Tell me, Mabel, when your husband was alive, did you two ever have a mutual org@sm?”.
Mabel thought for a long while.
Finally, she shook her head and said,
“No, I think we had State Farm.

A lady and her dog were enjoying a stroll in the park when her dog was mounted from behind by a large Rottweiler.
The Rot was really humping away and the lady was frantically trying to break them up, to no avail.
A small boy named Little Johnny walked up and stuck his finger in the Rot’s b*tt, and the action immediately stopped.
The lady was amazed.
“How did you do that?” she asked.
The little Johnny said, “
That’s my dog! He can dish it out, but he can’t take it!”

A young couple had neighbours who were senior citizens, the husband around 80 years old, and the wife about 5 years younger.

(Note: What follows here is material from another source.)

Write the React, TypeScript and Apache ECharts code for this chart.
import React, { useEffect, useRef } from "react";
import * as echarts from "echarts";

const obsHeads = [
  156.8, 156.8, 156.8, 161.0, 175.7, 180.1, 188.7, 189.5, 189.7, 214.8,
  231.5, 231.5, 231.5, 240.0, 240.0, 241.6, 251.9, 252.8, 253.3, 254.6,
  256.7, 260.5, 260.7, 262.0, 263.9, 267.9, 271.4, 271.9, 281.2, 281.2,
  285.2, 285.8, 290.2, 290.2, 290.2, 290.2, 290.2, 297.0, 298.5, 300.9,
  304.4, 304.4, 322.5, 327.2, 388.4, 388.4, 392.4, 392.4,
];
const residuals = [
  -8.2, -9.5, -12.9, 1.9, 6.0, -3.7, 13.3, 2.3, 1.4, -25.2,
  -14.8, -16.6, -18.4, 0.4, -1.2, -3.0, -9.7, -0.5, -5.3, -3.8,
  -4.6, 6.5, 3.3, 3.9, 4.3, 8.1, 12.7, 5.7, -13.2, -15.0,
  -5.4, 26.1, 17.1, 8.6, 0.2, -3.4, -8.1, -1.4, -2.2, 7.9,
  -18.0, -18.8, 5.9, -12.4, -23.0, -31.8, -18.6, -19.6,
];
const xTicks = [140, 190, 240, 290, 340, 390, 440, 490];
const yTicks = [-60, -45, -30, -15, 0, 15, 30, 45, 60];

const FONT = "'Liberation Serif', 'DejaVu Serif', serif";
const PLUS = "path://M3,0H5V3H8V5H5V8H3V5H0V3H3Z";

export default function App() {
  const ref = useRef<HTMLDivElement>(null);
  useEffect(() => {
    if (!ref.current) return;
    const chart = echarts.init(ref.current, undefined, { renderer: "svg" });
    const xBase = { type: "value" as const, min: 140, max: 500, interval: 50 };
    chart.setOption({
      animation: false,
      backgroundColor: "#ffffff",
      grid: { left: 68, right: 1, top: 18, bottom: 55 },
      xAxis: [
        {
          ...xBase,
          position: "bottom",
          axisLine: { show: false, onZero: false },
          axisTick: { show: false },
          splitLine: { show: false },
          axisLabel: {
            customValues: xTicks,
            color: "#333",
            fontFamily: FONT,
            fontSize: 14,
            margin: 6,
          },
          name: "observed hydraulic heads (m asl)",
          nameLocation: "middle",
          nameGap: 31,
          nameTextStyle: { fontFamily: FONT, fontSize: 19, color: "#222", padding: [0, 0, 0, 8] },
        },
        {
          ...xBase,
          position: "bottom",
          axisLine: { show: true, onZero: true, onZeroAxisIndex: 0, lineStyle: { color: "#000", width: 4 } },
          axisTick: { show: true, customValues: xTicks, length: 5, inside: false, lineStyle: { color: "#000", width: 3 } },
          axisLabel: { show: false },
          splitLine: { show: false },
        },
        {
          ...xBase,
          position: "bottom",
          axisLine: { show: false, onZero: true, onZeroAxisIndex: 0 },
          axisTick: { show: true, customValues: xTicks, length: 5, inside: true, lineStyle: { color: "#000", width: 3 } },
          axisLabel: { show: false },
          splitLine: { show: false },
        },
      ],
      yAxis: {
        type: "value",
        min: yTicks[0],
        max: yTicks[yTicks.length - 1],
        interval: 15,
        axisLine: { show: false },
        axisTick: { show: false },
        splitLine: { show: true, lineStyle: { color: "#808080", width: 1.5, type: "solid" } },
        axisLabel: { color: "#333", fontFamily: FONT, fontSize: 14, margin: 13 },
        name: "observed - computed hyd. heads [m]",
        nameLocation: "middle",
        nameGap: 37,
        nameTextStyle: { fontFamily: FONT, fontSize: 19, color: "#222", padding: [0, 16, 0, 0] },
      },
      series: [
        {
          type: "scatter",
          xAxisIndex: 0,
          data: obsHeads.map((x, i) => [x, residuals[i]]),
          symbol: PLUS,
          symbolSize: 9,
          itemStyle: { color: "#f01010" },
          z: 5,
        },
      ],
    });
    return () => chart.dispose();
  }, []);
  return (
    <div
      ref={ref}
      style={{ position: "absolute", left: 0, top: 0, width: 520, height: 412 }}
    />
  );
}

The young couple were very fond of the elderly couple and made it a point to visit them and have coffee with them every Sunday.
They observed that the old lady would bring the coffee bottle to her husband to be opened, every time.
The thoughtful young man gifted the lady a gadget, without her husband’s knowledge, to easily open the bottle, and showed her how to use it.
On their next visit, the old lady once again brought the bottle for her husband to open!
The young couple was amazed! Had she forgotten about the gadget?
When the opportunity arose to be alone with the old lady, they quizzed her about this.
Her reply made them speechless……
She said:
“Oh, I can open the bottle myself, even without your gadget! But I get him to open it so he feels he is still stronger than I am and thus the man of our home…….that he remains useful to me as always; that I still depend on him; that
togetherness is the main ingredient of any marriage….we don’t have many more years of life in us, and togetherness is of utmost importance!”
Moral: Never underestimate the wisdom of the elderly.
Our parents/grandparents may not be bringing in money any longer, but their guidance alone is priceless. You may have a fruitless tree in your garden, but at least it gives you shade……you will not cut it off, now, will you? Looking
after the elderly and sick should be looked upon as a blessing!